# [Required task]
Which lines hold the word "this"? Copy each of them from the material.

***** Extracted entries

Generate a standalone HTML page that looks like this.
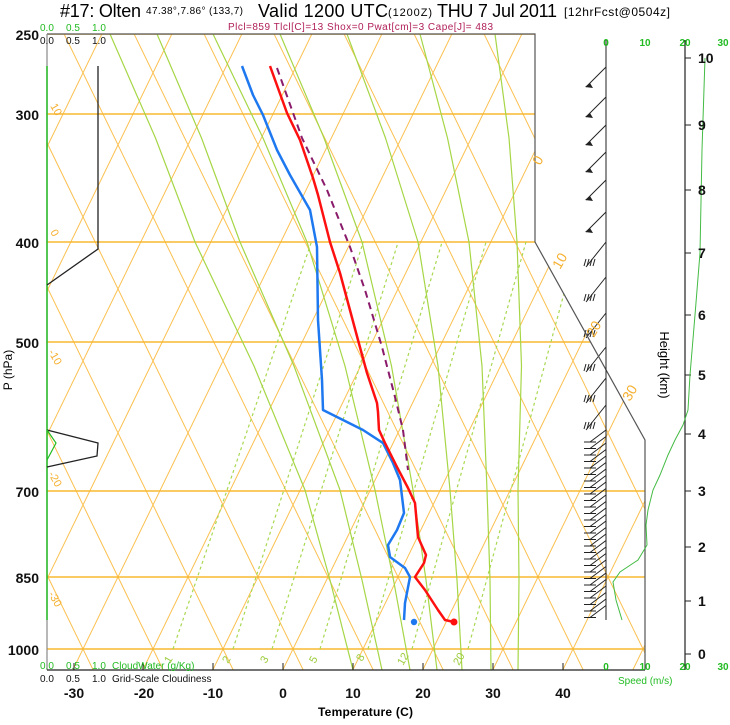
<!DOCTYPE html>
<html><head><meta charset="utf-8"><style>
html,body{margin:0;padding:0;background:#fff;}
svg{display:block;font-family:"Liberation Sans",Arial,sans-serif;}
</style></head><body>
<svg id="s" xmlns="http://www.w3.org/2000/svg" width="730" height="725" viewBox="0 0 730 725">
<defs><clipPath id="c"><polygon points="47,34 535,34 535,242 645,440 645,670 47,670"/></clipPath></defs>
<rect width="730" height="725" fill="#fff"/>
<g id="grid" clip-path="url(#c)"></g>
<g id="fg"></g>
<polyline points="47,34 535,34 535,242 645,440 645,670" fill="none" stroke="#555" stroke-width="1.2"/>
<line x1="47" y1="34" x2="47" y2="670" stroke="#888" stroke-width="1.2"/>
<line x1="47" y1="66" x2="47" y2="620" stroke="#22bb22" stroke-width="1.5"/>
<line x1="47" y1="670" x2="645" y2="670" stroke="#222" stroke-width="1.2"/>
<line x1="606" y1="40" x2="606" y2="620" stroke="#222" stroke-width="1"/>
<line x1="685" y1="40" x2="685" y2="670" stroke="#222" stroke-width="1.2"/>
<polyline points="98,66 98,249 47,285" fill="none" stroke="#222" stroke-width="1.3"/>
<polyline points="47,430 98,443 97,456 47,467" fill="none" stroke="#222" stroke-width="1.3"/>
<polyline points="47,430 56,443 47,460" fill="none" stroke="#22bb22" stroke-width="1.2"/>
<polyline points="705,58 702,150 700,253 695,315 690,375 688,410 683,425 675,440 668,455 660,475 653,490 648,510 646,525 647,545 638,560 620,572 613,582 616,600 622,620" fill="none" stroke="#44bb44" stroke-width="1"/>
<text x="60" y="17" font-size="18" textLength="81">#17: Olten</text>
<text x="146" y="14" font-size="10" textLength="97">47.38°,7.86° (133,7)</text>
<text x="258" y="17" font-size="18" textLength="130">Valid 1200 UTC</text>
<text x="388" y="16" font-size="11" textLength="44">(1200Z)</text>
<text x="437" y="17" font-size="18" textLength="120">THU 7 Jul 2011</text>
<text x="564" y="16" font-size="12" textLength="106">[12hrFcst@0504z]</text>
<text x="228" y="30" font-size="10" fill="#b0205a" textLength="265">Plcl=859 Tlcl[C]=13 Shox=0 Pwat[cm]=3 Cape[J]= 483</text>
<g font-size="10" fill="#22bb22"><text x="40" y="31">0.0</text><text x="66" y="31">0.5</text><text x="92" y="31">1.0</text></g>
<g font-size="10" fill="#111"><text x="40" y="44">0.0</text><text x="66" y="44">0.5</text><text x="92" y="44">1.0</text></g>
<g font-size="10" fill="#22bb22"><text x="40" y="669">0.0</text><text x="66" y="669">0.5</text><text x="92" y="669">1.0</text><text x="112" y="669">CloudWater (g/Kg)</text></g>
<g font-size="10" fill="#111"><text x="40" y="682">0.0</text><text x="66" y="682">0.5</text><text x="92" y="682">1.0</text><text x="112" y="682">Grid-Scale Cloudiness</text></g>
<g font-size="14" font-weight="bold" text-anchor="end" fill="#111">
<text x="39" y="40">250</text><text x="39" y="120">300</text><text x="39" y="248">400</text><text x="39" y="348">500</text><text x="39" y="497">700</text><text x="39" y="583">850</text><text x="39" y="655">1000</text></g>
<text transform="translate(12,370) rotate(-90)" font-size="12" text-anchor="middle">P (hPa)</text>
<g font-size="14" font-weight="bold" text-anchor="middle" fill="#111">
<text x="74" y="698">-30</text><text x="144" y="698">-20</text><text x="213" y="698">-10</text><text x="283" y="698">0</text><text x="353" y="698">10</text><text x="423" y="698">20</text><text x="493" y="698">30</text><text x="563" y="698">40</text></g>
<text x="318" y="716" font-size="12" font-weight="bold" textLength="95">Temperature (C)</text>
<g font-size="10" font-weight="bold" fill="#22bb22" text-anchor="middle">
<text x="606" y="46">0</text><text x="645" y="46">10</text><text x="685" y="46">20</text><text x="723" y="46">30</text>
<text x="606" y="670">0</text><text x="645" y="670">10</text><text x="685" y="670">20</text><text x="723" y="670">30</text></g>
<text x="618" y="684" font-size="10" fill="#22bb22">Speed (m/s)</text>
<text transform="translate(660,365) rotate(90)" font-size="13" text-anchor="middle">Height (km)</text>
<g font-size="14" font-weight="bold" fill="#111">
<text x="698" y="659">0</text><text x="698" y="606">1</text><text x="698" y="552">2</text><text x="698" y="496">3</text><text x="698" y="439">4</text><text x="698" y="380">5</text><text x="698" y="320">6</text><text x="698" y="258">7</text><text x="698" y="195">8</text><text x="698" y="130">9</text><text x="698" y="63">10</text></g>
<g fill="#f5b030" font-size="14">
<text transform="translate(540,166) rotate(-60)">0</text>
<text transform="translate(560,270) rotate(-60)">10</text>
<text transform="translate(594,338) rotate(-60)">20</text>
<text transform="translate(630,402) rotate(-60)">30</text></g>
<g fill="#f5b030" font-size="11">
<text transform="translate(50,106) rotate(60)">10</text>
<text transform="translate(50,232) rotate(60)">0</text>
<text transform="translate(48,352) rotate(60)">-10</text>
<text transform="translate(48,474) rotate(60)">-20</text>
<text transform="translate(48,594) rotate(60)">-30</text></g>
<g fill="#9ccc3c" font-size="11">
<text transform="translate(170,664) rotate(-60)">1</text>
<text transform="translate(228,664) rotate(-60)">2</text>
<text transform="translate(266,664) rotate(-60)">3</text>
<text transform="translate(315,664) rotate(-60)">5</text>
<text transform="translate(362,662) rotate(-60)">8</text>
<text transform="translate(403,666) rotate(-60)">12</text>
<text transform="translate(459,666) rotate(-60)">20</text></g>
<polyline points="242,66 253,95 263,115 277,150 290,175 310,210 317,247 318,320 322,380 323,410 343,420 363,430 383,443 393,463 400,480 404,513 397,530 388,545 390,557 405,568 410,577 405,603 404,620" fill="none" stroke="#1e78f0" stroke-width="2.5" stroke-linejoin="round"/>
<polyline points="277,68 302,138 327,190 350,247 365,290 382,347 395,397 403,430 408,470" fill="none" stroke="#8a1a6a" stroke-width="2" stroke-dasharray="7,5"/>
<polyline points="270,66 287,113 300,140 313,178 318,195 330,242 340,273 358,340 367,373 377,403 378,412 379,430 385,443 397,467 408,488 415,503 418,537 426,555 424,563 415,577 425,590 438,610 445,620 454,622" fill="none" stroke="#ff1010" stroke-width="2.5" stroke-linejoin="round"/>
<circle cx="454" cy="622" r="3.5" fill="#ff1010"/>
<circle cx="414" cy="622" r="3.2" fill="#1e78f0"/>
</svg>
<script>
var NS="http://www.w3.org/2000/svg";
function el(p,t,a){var e=document.createElementNS(NS,t);for(var k in a)e.setAttribute(k,a[k]);p.appendChild(e);return e;}
var g=document.getElementById('grid'),fg=document.getElementById('fg');
var s=0.486;
for(var k=-25;k<25;k++){var x0=83+70*k;
 el(g,'line',{x1:x0-s*649,y1:0,x2:x0+s*76,y2:725,stroke:'#fbc050','stroke-width':1});
 el(g,'line',{x1:x0+s*649,y1:0,x2:x0-s*76,y2:725,stroke:'#fbc050','stroke-width':1});}
[34,114,242,342,491,577,649].forEach(function(y){el(g,'line',{x1:40,y1:y,x2:700,y2:y,stroke:'#f8b830','stroke-width':1.4});});
[[173,0.34],[233,0.32],[272,0.31],[320,0.3],[368,0.29],[412,0.28],[468,0.27]].forEach(function(m){
 el(g,'line',{x1:m[0],y1:649,x2:m[0]+m[1]*(649-242),y2:242,stroke:'#a8d850','stroke-width':1.2,'stroke-dasharray':'3,3'});});
var L=[[110,195,305,353],[157,240,340,382],[213,307,375,410],[280,362,413,437],[347,418,450,462],[420,469,487,491],[495,517,518,518]];
L.forEach(function(a){
 var m1=(a[0]+a[1])/2+3, m2=(a[1]+a[2])/2+4, m3=(a[2]+a[3])/2+1;
 el(g,'polyline',{points:a[0]+',34 '+m1+',138 '+a[1]+',242 '+m2+',366 '+a[2]+',490 '+m3+',580 '+a[3]+',670',fill:'none',stroke:'#a6d646','stroke-width':1.2,'stroke-linejoin':'round'});});
var st={stroke:'#222','stroke-width':1,fill:'none'};
[87,117,145,172,200,232].forEach(function(y){
 el(fg,'line',Object.assign({x1:606,y1:y-20,x2:586,y2:y},st));
 el(fg,'polygon',{points:'585,'+y+' 593,'+(y+1)+' 590,'+(y-4),fill:'#222'});});
[267,302,338,372,403,430].forEach(function(y){
 el(fg,'line',Object.assign({x1:606,y1:y-25,x2:586,y2:y},st));
 for(var i=0;i<4;i++)el(fg,'line',Object.assign({x1:584+3*i,y1:y-1,x2:586+3*i,y2:y-8},st));});
for(var y=442;y<=618;y+=6.5){
 el(fg,'line',Object.assign({x1:606,y1:y-12,x2:590,y2:y},st));
 el(fg,'line',Object.assign({x1:584,y1:y,x2:596,y2:y},st));}
[654,601,547,491,434,375,315,253,190,125,58].forEach(function(y){el(fg,'line',{x1:685,y1:y,x2:691,y2:y,stroke:'#222'});});
[74,143,213,283,353,423,493,563].forEach(function(x){el(fg,'line',{x1:x,y1:670,x2:x,y2:663,stroke:'#222'});});
</script>
</body></html>
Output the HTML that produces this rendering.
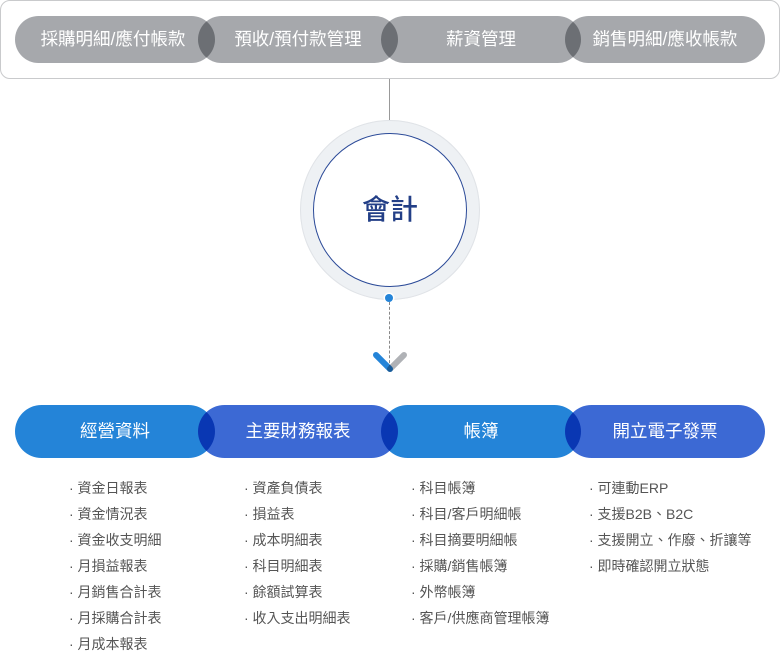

**********

# [Finished answer]
Generate a standalone HTML page that looks like this.
Output the HTML that produces this rendering.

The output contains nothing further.